Hoping to beef up its ability to deliver accurate information to its mobile users about retailers, restaurants and other businesses, Apple (NASDAQ:AAPL) has acquired Canadian startup Locationary, All Things D reported on Friday (July 19).
The Toronto-based company uses crowdsourcing and information sharing from its customers to build and maintain a huge database of information on local businesses and other points of interest throughout the world. By using an army of paid "scouts," Locationary learns where stores and other businesses are, then continuously verifies that the stores are still in business, that they haven't moved (even within the same mall, for example) and that they aren't temporarily closed. The company says it has profiles of 175 million businesses.
That level of up-to-date information is obviously useful for iPhone-using customers who don't want to end up at an empty building after searching for a store or restaurant.
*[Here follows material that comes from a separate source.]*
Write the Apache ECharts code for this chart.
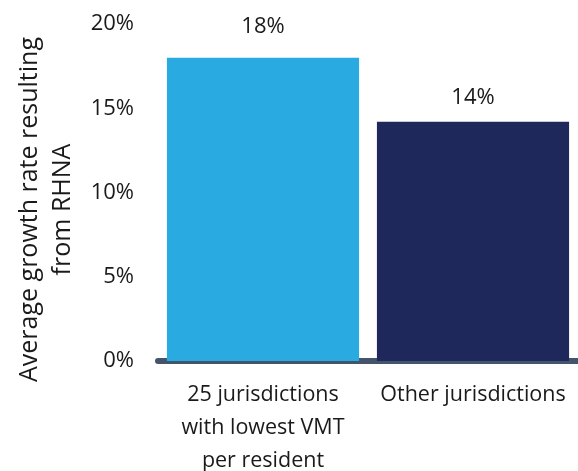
<!DOCTYPE html>
<html>
<head>
<meta charset="utf-8">
<script src="https://cdn.jsdelivr.net/npm/echarts@6/dist/echarts.min.js"></script>
<style>
  html, body { margin: 0; padding: 0; background: #fff; }
  #chart { width: 578px; height: 471px; }
</style>
</head>
<body>
<div id="chart"></div>
<script>
let categories = ['25 jurisdictions\nwith lowest VMT\nper resident', 'Other jurisdictions']
let growthRates = [18.0, 14.2]
let barColors = ['#29ABE2', '#1F285B']
let labelGaps = [20, 13]
let yTicks = { min: 0, max: 20, step: 5 }

let myChart = echarts.init(document.getElementById('chart'))
let textFont = 'Open Sans'

// 柱子数据
let barData = growthRates.map((v, i) => ({
  value: v,
  itemStyle: { color: barColors[i] },
  label: { distance: labelGaps[i] }
}))

let option = {
  animation: false,
  grid: {
    left: 158,
    right: 0,
    top: 24,
    bottom: 110,
    containLabel: false,
    outerBoundsMode: 'none'
  },
  xAxis: {
    type: 'category',
    data: categories,
    axisLine: { show: true, lineStyle: { color: '#44546A', width: 6 } },
    axisTick: { show: false },
    axisLabel: {
      margin: 17,
      color: '#1a1a1a',
      fontFamily: textFont,
      fontSize: 21.5,
      lineHeight: 33,
      interval: 0
    }
  },
  yAxis: {
    type: 'value',
    min: yTicks.min,
    max: yTicks.max,
    interval: yTicks.step,
    name: 'Average growth rate resulting\nfrom RHNA',
    nameLocation: 'middle',
    nameGap: 76,
    nameTextStyle: {
      color: '#1a1a1a',
      fontFamily: textFont,
      fontSize: 25,
      lineHeight: 33,
      padding: [0, 34, 0, 0]
    },
    axisLine: { show: false },
    axisTick: { show: false },
    splitLine: { show: false },
    axisLabel: {
      margin: 24,
      color: '#1a1a1a',
      fontFamily: textFont,
      fontSize: 22,
      formatter: '{value}%'
    }
  },
  series: [
    {
      type: 'bar',
      data: barData,
      barWidth: '91.5%',
      label: {
        show: true,
        position: 'top',
        color: '#1a1a1a',
        fontFamily: textFont,
        fontSize: 22,
        formatter: p => Math.round(p.value) + '%'
      }
    }
  ]
}
myChart.setOption(option)
</script>
</body>
</html>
It's also useful to retailers whose stores move, change hours or shift business directions—information that's often not accurate in online sources -- and that's without considering the usual range of location-based retail opportunities that don't work if the store isn't where an app expects it to be.
The most likely use for the Locationary database is to improve Apple Maps, the home-grown mapping software that Apple launched last fall so it could kick Google (NASDAQ:GOOG) Maps off the iPhone as part of the two companies' ongoing feud.
And the biggest downside of Apple's Locationary buyout may be the fact that it raises the stakes in that location-information arms race with Google. The problem for both customers and stores is that both mobile-OS vendors are likely to work hard to keep the other side from stealing their best data.
But these aren't trade secrets—it's just generic information that retailers want to get to customers. Anything that makes it harder, not easier, for customers to find stores is just getting in the way. The sooner Apple and Google figure that out and find a way to settle their differences, the better off retailers will be.